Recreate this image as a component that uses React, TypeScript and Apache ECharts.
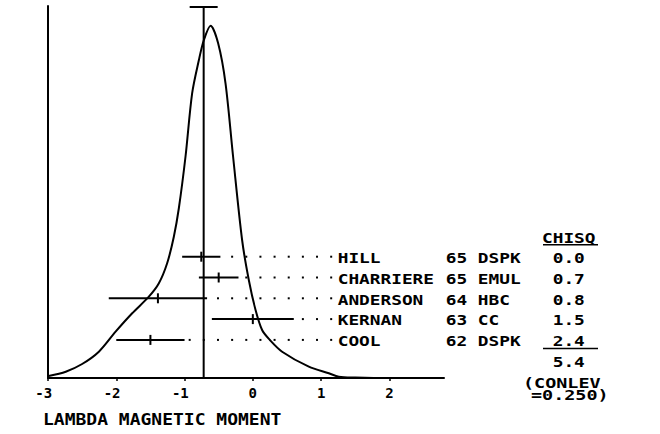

========================

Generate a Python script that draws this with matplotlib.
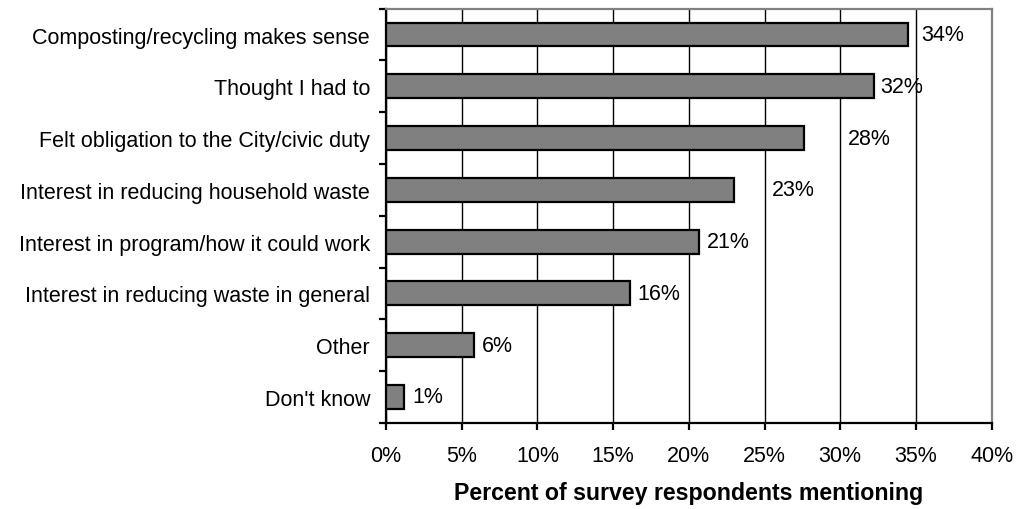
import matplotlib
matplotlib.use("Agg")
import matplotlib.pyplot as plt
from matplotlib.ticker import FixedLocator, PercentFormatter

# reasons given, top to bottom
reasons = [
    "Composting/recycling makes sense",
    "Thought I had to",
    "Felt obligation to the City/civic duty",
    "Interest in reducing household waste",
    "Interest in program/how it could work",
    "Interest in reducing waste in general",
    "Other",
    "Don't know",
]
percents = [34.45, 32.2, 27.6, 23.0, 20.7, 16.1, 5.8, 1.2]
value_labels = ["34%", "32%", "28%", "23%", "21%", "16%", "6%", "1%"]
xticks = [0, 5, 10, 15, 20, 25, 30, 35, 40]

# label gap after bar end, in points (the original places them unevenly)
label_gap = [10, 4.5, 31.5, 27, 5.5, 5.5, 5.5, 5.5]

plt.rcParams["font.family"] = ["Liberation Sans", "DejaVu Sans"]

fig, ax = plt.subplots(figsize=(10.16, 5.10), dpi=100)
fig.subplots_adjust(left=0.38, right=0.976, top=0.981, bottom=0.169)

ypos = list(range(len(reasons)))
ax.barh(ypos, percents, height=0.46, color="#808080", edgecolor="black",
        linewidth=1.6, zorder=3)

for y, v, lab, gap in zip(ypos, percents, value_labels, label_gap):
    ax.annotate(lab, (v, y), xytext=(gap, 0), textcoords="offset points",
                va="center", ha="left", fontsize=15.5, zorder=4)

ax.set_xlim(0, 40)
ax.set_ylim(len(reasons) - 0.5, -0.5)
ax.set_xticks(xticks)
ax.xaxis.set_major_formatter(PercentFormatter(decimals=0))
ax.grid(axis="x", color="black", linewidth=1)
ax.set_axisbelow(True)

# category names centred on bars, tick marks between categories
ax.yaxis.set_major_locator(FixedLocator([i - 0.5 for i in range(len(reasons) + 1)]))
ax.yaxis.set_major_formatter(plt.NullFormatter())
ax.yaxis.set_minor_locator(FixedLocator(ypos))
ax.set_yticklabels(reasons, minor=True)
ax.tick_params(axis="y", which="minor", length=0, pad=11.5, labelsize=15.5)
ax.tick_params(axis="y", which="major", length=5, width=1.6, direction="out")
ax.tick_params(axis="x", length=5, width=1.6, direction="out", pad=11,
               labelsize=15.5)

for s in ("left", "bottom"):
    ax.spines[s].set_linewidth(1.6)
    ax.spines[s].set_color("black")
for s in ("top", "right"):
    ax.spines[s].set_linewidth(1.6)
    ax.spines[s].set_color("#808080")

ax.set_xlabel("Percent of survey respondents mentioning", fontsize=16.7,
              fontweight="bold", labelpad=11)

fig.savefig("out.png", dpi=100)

========================

Task statement → Up in the listing, locate the line with "Generate a Python"; print it and every line after it down to the line with "linewidth=1.6, zorder=3)", which is included too. Skip the pictures.

Correct answer →
Generate a Python script that draws this with matplotlib.
import matplotlib
matplotlib.use("Agg")
import matplotlib.pyplot as plt
from matplotlib.ticker import FixedLocator, PercentFormatter

# reasons given, top to bottom
reasons = [
    "Composting/recycling makes sense",
    "Thought I had to",
    "Felt obligation to the City/civic duty",
    "Interest in reducing household waste",
    "Interest in program/how it could work",
    "Interest in reducing waste in general",
    "Other",
    "Don't know",
]
percents = [34.45, 32.2, 27.6, 23.0, 20.7, 16.1, 5.8, 1.2]
value_labels = ["34%", "32%", "28%", "23%", "21%", "16%", "6%", "1%"]
xticks = [0, 5, 10, 15, 20, 25, 30, 35, 40]

# label gap after bar end, in points (the original places them unevenly)
label_gap = [10, 4.5, 31.5, 27, 5.5, 5.5, 5.5, 5.5]

plt.rcParams["font.family"] = ["Liberation Sans", "DejaVu Sans"]

fig, ax = plt.subplots(figsize=(10.16, 5.10), dpi=100)
fig.subplots_adjust(left=0.38, right=0.976, top=0.981, bottom=0.169)

ypos = list(range(len(reasons)))
ax.barh(ypos, percents, height=0.46, color="#808080", edgecolor="black",
        linewidth=1.6, zorder=3)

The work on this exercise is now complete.